The reports indicate that CVE programs are also expanding beyond their original scope, with new partners targeting communities not previously included in grant applications or other program information. For example, “Heartland for Democracy,” a Minneapolis-based organization, originally applied for a grant targeting the state’s Somali population. The fiscal 2017 report, however, boasts that Heartland for Democracy has “expanded to begin discussion with Native American student groups.” This expansion of a CVE program into a community it did not identify as a target when applying for its grant should raise alarms, especially when that community has routinely suffered discrimination, particularly at the hands of local law enforcement. The quarterly report also underscores the pace of expansion, boasting that “nearly half of the grantees report new partnerships,” with 11 grantees adding “over 235 partners, bringing the total . . . to 992.” Grantee partners in the past have included school districts, social workers, and various after-school programs that have regular contact with targeted communities. Mention of new partnerships, without further information as to who these partners are, how they are affiliated with CVE, or what information they are sharing with the Department of Homeland Security, should be of great concern.
The quarterly reports also suggest that the OTPP may be attempting to keep track of individuals who have participated in CVE programs. A footnote states that the office “provided reporting guidance to avoid intentionally counting the same participants twice.” This raises the question—how can OTTP ensure their partners are not collecting duplicative data, without tracking personally identifying information? Without some form of unique marker assigned to program participants, it would be difficult to avoid “double-counting.” The reports do not elaborate on how this data is collected, who has access to it, how it is being used, and whether any personally identifying data is shared between CVE grantees and the federal government. Imagine signing your child up for an after-school basketball program, only to later find that they have been evaluated for signs of “radicalization,” and their name or other personal identifiers has been shared with DHS.
Finally, the reports confirm that CVE programs are more interested in policing a community’s speech and political activism than in reducing violence.

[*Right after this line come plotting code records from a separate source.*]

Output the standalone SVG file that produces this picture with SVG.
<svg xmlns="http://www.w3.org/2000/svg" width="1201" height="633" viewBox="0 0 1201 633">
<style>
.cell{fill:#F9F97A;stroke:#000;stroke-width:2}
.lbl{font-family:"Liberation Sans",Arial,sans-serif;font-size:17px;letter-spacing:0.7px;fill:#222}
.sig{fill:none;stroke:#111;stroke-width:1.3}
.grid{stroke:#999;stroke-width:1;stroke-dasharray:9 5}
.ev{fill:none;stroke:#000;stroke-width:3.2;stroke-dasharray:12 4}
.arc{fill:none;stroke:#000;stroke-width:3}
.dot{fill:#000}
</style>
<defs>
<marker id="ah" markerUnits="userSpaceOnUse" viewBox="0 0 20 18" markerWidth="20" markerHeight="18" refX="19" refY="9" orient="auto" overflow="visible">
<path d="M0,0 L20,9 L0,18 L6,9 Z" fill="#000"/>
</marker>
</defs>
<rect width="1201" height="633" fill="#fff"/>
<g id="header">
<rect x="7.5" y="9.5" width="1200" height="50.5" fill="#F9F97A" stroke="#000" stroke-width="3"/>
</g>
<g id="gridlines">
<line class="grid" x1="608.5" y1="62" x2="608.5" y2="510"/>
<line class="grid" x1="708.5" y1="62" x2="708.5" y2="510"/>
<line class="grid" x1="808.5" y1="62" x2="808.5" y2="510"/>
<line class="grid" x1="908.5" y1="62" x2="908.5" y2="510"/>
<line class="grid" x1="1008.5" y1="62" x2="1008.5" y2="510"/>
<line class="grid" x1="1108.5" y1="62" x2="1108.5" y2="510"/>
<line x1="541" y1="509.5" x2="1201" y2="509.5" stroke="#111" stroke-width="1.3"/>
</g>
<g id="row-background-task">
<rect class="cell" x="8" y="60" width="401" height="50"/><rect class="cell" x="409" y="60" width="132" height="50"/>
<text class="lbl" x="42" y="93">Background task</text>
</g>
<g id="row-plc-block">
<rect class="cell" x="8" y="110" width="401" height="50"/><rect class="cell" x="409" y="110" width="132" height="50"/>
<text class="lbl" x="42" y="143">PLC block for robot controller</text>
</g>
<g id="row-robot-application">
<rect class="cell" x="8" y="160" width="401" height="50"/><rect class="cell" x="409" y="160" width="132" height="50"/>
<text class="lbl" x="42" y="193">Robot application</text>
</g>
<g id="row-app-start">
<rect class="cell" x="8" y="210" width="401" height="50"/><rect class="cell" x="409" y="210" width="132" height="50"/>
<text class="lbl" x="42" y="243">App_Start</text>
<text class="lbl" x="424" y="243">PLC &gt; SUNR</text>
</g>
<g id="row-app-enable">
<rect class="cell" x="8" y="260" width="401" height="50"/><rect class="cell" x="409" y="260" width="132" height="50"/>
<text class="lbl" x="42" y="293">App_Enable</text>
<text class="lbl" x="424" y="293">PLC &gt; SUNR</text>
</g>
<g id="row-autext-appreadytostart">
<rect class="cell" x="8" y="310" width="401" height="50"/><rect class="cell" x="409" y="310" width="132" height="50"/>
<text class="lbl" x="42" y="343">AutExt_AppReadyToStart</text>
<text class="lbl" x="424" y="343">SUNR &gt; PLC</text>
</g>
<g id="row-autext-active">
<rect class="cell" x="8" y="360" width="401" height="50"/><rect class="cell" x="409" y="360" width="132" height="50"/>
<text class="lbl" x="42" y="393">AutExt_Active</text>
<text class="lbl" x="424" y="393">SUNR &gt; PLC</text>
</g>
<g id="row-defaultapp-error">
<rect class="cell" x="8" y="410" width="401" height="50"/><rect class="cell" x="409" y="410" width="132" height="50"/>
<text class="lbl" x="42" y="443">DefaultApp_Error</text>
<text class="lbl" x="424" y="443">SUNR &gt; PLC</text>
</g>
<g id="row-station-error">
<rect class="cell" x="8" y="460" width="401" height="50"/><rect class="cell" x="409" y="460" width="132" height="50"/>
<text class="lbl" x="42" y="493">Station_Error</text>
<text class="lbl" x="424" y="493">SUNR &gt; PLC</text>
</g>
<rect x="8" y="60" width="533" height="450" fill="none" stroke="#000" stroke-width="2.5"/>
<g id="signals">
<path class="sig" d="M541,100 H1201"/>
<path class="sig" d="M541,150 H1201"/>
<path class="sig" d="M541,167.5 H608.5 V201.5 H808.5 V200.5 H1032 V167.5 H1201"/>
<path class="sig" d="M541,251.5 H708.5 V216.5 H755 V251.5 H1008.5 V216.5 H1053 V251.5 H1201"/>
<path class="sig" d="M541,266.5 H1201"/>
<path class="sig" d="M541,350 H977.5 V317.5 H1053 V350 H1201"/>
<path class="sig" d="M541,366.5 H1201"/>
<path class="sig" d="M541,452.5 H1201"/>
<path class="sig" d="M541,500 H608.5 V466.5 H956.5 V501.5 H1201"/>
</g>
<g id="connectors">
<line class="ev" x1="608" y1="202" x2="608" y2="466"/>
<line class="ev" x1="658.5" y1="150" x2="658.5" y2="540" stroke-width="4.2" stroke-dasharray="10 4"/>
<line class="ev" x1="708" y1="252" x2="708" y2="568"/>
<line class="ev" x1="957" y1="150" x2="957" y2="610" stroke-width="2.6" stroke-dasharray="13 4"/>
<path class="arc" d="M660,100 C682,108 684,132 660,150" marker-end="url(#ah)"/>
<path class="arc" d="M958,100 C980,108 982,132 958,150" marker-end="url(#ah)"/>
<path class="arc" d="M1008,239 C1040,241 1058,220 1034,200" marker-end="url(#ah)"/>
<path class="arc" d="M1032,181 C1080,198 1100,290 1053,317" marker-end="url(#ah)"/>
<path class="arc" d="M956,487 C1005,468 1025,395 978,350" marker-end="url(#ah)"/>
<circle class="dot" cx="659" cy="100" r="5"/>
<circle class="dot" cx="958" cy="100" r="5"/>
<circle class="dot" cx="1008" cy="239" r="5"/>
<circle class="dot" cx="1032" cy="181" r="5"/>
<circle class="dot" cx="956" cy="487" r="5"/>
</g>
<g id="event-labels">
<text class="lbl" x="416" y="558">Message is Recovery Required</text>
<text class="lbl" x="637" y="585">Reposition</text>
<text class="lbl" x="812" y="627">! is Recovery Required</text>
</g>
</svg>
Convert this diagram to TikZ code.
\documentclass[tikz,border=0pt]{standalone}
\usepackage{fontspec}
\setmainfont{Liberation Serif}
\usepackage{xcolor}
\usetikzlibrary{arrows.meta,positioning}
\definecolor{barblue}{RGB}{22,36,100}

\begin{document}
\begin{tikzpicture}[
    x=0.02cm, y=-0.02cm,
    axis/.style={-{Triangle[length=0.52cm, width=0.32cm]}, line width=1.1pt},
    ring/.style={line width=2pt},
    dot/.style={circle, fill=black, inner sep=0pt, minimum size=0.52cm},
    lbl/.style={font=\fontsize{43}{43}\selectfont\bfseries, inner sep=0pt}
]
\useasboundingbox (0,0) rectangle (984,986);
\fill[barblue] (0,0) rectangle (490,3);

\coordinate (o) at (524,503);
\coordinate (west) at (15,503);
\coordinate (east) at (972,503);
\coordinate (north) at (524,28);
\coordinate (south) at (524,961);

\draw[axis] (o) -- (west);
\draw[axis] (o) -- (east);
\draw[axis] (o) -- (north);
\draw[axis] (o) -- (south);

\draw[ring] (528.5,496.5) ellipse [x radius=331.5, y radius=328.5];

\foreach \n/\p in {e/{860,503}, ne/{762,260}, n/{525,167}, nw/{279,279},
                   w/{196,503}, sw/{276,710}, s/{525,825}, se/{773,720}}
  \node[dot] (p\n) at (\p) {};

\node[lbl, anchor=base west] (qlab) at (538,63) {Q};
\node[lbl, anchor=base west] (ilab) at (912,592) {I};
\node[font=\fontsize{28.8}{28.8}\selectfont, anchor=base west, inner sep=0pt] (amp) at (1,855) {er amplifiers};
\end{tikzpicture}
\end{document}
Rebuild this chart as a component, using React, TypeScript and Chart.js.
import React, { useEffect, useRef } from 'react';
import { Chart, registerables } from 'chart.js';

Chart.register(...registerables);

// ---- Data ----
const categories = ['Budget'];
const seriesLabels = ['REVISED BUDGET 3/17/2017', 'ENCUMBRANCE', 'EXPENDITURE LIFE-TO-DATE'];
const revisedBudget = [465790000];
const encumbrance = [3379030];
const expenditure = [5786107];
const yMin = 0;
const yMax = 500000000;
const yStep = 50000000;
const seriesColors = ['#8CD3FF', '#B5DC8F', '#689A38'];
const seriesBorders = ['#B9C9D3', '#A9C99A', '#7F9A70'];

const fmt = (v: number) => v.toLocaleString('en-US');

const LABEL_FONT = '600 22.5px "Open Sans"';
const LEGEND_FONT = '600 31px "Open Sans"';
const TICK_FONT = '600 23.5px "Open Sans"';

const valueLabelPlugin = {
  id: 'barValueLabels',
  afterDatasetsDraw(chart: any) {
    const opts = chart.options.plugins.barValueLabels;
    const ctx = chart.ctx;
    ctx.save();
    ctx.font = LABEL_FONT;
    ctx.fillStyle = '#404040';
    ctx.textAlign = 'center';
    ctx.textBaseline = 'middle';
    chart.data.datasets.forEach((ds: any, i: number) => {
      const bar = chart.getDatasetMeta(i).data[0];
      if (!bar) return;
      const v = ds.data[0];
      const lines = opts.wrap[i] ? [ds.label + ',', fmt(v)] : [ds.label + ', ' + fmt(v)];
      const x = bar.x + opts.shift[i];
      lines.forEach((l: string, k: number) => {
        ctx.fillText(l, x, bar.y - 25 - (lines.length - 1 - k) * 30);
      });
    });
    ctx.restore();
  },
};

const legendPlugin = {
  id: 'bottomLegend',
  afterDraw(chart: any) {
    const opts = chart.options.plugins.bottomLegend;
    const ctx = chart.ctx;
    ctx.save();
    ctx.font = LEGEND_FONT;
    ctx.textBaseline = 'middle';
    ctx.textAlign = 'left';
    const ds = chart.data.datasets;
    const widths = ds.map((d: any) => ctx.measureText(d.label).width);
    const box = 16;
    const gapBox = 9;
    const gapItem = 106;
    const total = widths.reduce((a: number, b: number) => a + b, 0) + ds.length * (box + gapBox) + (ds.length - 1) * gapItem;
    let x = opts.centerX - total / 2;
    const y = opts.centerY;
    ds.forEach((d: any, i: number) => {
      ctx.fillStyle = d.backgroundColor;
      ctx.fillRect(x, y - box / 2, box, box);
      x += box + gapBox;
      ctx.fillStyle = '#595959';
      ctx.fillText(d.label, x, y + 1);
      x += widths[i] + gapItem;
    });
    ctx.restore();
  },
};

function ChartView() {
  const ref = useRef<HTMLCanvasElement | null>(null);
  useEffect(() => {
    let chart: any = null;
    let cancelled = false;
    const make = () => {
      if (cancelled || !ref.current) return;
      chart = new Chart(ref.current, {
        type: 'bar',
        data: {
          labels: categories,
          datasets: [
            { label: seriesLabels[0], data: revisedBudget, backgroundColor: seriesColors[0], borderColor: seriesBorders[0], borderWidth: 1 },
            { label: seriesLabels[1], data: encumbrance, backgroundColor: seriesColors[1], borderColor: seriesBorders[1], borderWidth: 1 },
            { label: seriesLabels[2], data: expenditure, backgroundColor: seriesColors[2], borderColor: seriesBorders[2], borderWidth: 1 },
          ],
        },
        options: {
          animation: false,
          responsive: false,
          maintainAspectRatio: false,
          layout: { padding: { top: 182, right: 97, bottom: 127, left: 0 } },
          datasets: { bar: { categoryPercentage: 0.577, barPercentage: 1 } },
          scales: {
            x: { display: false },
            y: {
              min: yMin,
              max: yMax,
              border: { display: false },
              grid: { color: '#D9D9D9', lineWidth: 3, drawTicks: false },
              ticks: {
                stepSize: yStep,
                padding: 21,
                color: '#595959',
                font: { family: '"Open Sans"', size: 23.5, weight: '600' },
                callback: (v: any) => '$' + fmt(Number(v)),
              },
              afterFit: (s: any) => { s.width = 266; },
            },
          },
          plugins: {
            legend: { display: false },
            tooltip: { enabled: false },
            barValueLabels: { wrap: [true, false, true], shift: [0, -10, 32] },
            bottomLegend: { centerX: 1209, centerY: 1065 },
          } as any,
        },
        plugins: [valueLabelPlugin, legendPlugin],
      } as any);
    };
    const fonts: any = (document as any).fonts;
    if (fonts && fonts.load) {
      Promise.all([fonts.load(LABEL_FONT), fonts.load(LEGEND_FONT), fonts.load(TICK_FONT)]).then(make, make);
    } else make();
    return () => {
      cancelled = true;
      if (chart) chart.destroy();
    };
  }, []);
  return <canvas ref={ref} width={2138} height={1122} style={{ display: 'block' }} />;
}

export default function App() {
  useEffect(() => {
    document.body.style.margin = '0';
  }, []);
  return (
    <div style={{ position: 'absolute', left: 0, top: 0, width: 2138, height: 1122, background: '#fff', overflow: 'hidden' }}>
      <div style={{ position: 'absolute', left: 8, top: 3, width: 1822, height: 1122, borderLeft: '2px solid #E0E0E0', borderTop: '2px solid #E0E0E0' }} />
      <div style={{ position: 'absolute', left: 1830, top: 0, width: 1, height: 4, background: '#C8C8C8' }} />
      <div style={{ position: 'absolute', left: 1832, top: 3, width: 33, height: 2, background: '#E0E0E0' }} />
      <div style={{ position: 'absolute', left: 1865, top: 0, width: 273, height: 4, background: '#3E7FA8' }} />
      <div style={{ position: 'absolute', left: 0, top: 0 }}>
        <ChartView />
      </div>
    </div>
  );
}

For example, school shootings are a major concern of both communities and law enforcement. But rather than incorporate these concerns into their programing, some CVE grantees viewed any effort to address school shootings as detracting from their focus on extremism. One CVE grantee, for example, had trouble “engaging participants in a counter messaging competition following a major school shooting, with participants wanting to address that issue with their energies instead.” [ital added]
These reports provide evidence confirming what was long feared about CVE programs—that they are largely a law enforcement surveillance effort focused on minority communities and are unwilling to address violent extremism of all stripes.